Boujemaa Remili: Il n’y a pas de neutralité positive ou négative, Il n’y a qu’une neutralité naïve !
Boujemaa Remili s’apprête à publier un livre au titre évocateur de : «Une mechta et des concepts», dans lequel il présente le récit d’un parcours d’homme et d’un itinéraire d’idées. Leaders a obtenu l’autorisation d’en publier juste un extrait concernant la question qui a été l’origine des houleux débats parlementaires des derniers jours.
La question de la souveraineté exige une clarification minimale de la géopolitique. Depuis la chute de l’URSS le monde se trouve dans l’unilatéralisme intégral. La compétition étatsunienne avec la Chine est économique. L’Union Européenne est sous le parapluie américain et la Russie est encore dans la tentation de la reconquête, très difficile, du statut à jamais perdu de l’ex-URSS.
Mais la nouvelle donne géopolitique a été également à l’origine de la volonté d’émergence de certaines «Puissances régionales de l’Afrique du Nord / Moyen-Orient» tel que la Turquie, l’Iran, anciennement l’Irak, avant sa destruction, l’Arabie Saoudite, l’Egypte, jusqu’à l’Algérie et le Maroc.

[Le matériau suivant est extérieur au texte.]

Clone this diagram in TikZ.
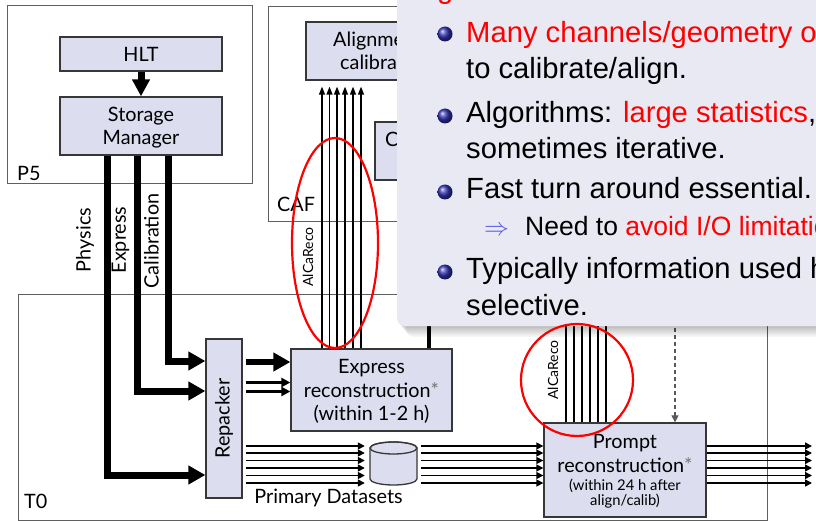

En dehors de l’Iran et de l’Algérie, tous les autres pays cités sont également sous parapluie américain. Mais la Turquie, humiliée par le refus d’adhésion à l’Union Européenne, malgré toutes les concessions présentées, essaie de jouer le rôle de l’élève indiscipliné, en recherchant des alliances d’énervement pour ses amis notamment étatsuniens, que ce soit du côté de la Russie, la Chine ou l’Iran, trois pays avec lesquels la Turquie se trouve par ailleurs, en compétition concernant les pays musulmans d’Asie. En plus, la Turquie n’étant pas une nation ethniquement homogène, elle connait sur son flanc sud une situation assez déstabilisante pour son équilibre, en rapport avec la question kurde, qui bénéficie du soutien et de la sympathie de la part des USA et de l’UE.
Les quatre autres facteurs qui entrent en jeu dans la géopolitique régionale sont Israël, l’islam politique, les hydrocarbures et la compétition sunnisme-chiisme.
Cette configuration devrait être profitable à la Tunisie, qui n’a pas d’objectifs de rapports de force qui lui sont propres, à l’exception du soutien qui devrait être sans faille à la cause palestinienne. Aussi, à l’exception des rapports avec Israël, qui devront rester dans la rupture totale tant que les palestiniens n’ont pas recouvré leurs droits, la Tunisie est-elle appelée à avoir les meilleurs rapports possibles, avec tous les autres acteurs précités, tant que sa souveraineté est respectée et ses droits nationaux sauvegardés.
Toutefois, c’est l’islam politique qui dans ce jeu de la géopolitique propre à sa zone d’appartenance intéresse au plus haut point la Tunisie. C’est pourquoi le pays développe une sensibilité particulière vis-à-vis de cette question. Actuellement seuls Qatar et la Turquie apparaissent comme ayant été les deux pays qui ont soutenu le terrorisme islamiste en Syrie et sont prêts à l’exporter en Libye et en Tunisie. Ce n’est pour le moment pas le cas ni de l’Arabie Saoudite, ni des Emirats, encore moins de l’Egypte, de l’Algérie, de l’Europe ou des Etats-Unis.
Ce risque majeur pour la Tunisie et sa révolution lui interdit toute neutralité, qui en n’essayant d’être ni positive ni négative, peut être naïve. La Tunisie devrait s’opposer, y compris par les armes, à tout risque d’installation de pouvoir islamiste à ses frontières. Il y va de sa survie.C’est pourquoi les relations internationales de la Tunisie doivent être soustraites à toute forme de surenchère de consommation locale, qui peuvent nuire au pays sans espérer lui apporter quoique-ce soit. Une fois sa doctrine en la matière arrêtée la nation doit s’exprimer comme un seul homme. L’unité nationale étant dans ce cas l’arme de dissuasion la plus massive.